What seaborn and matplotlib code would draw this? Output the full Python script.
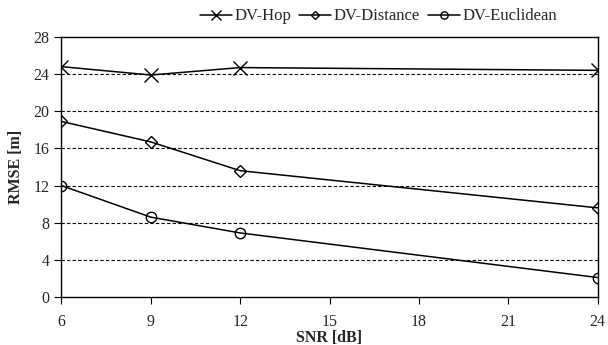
import numpy as np
import pandas as pd
import matplotlib
matplotlib.use('Agg')
import matplotlib.pyplot as plt
import seaborn as sns

snr = [6, 9, 12, 24]
dv_hop = [24.8, 23.9, 24.7, 24.4]
dv_distance = [18.9, 16.7, 13.6, 9.6]
dv_euclidean = [12.0, 8.6, 6.9, 2.1]

sns.set_style('ticks')
plt.rcParams['font.family'] = ['Liberation Serif', 'DejaVu Serif']

fig = plt.figure(figsize=(6.08, 3.45), dpi=100)
ax = fig.add_axes([0.101, 0.139, 0.882, 0.754])

series = [('DV-Hop', dv_hop, 'x', 10),
          ('DV-Distance', dv_distance, 'D', 6),
          ('DV-Euclidean', dv_euclidean, 'o', 7.5)]
for name, vals, mk, ms in series:
    sns.lineplot(x=snr, y=vals, ax=ax, color='black', linewidth=1.1,
                 marker=mk, markersize=ms, markerfacecolor='none',
                 markeredgecolor='black', markeredgewidth=1.0, label=name)

ax.set_xlim(6, 24)
ax.set_ylim(0, 28)
ax.set_xticks(range(6, 25, 3))
ax.set_yticks(range(0, 29, 4))
for y in range(4, 28, 4):
    ax.axhline(y, color='black', linestyle=(0, (3, 2)), linewidth=0.8, zorder=0)
for s in ax.spines.values():
    s.set_visible(True)
    s.set_color('black')
    s.set_linewidth(1.0)
ax.tick_params(axis='both', labelsize=11.5, direction='out', length=5, color='black')
ax.tick_params(axis='x', pad=7)
ax.set_xlabel('SNR [dB]', fontsize=11.5, fontweight='bold', labelpad=0)
ax.set_ylabel('RMSE [m]', fontsize=11.5, fontweight='bold', labelpad=7)

ax.legend(loc='lower right', bbox_to_anchor=(0.93, 1.035), ncol=3, frameon=False,
          fontsize=12, handlelength=1.9, handletextpad=0.15, columnspacing=0.5,
          borderaxespad=0, borderpad=0.2, markerscale=0.7)

fig.savefig('out.png', dpi=100)
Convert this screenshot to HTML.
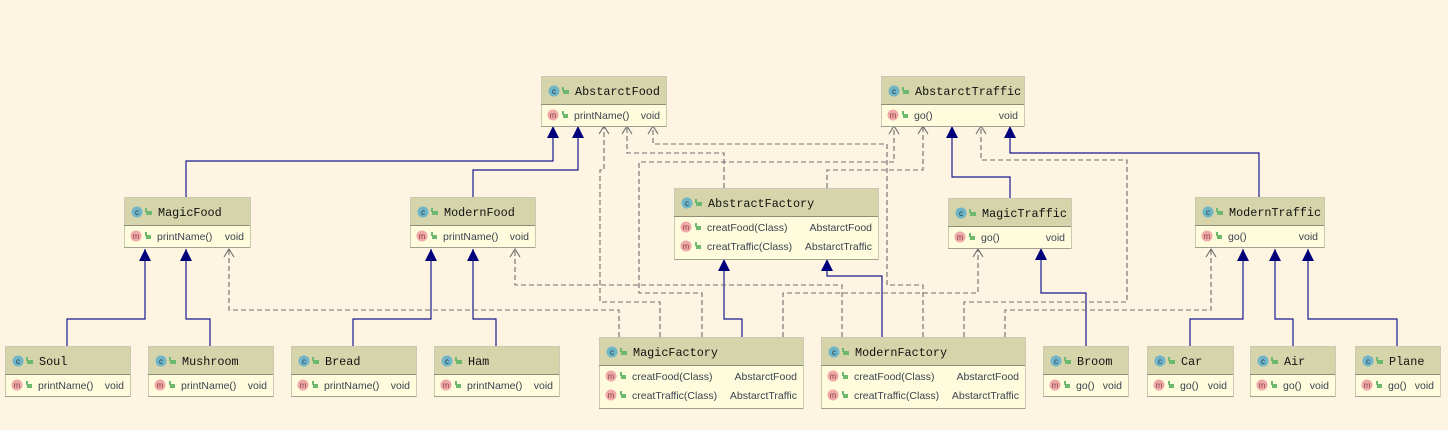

EXERCISE
Show all lines above holding "this".

WRITTEN SOLUTION
What seaborn and matplotlib code would draw this? Output the full Python script.
Convert this screenshot to HTML.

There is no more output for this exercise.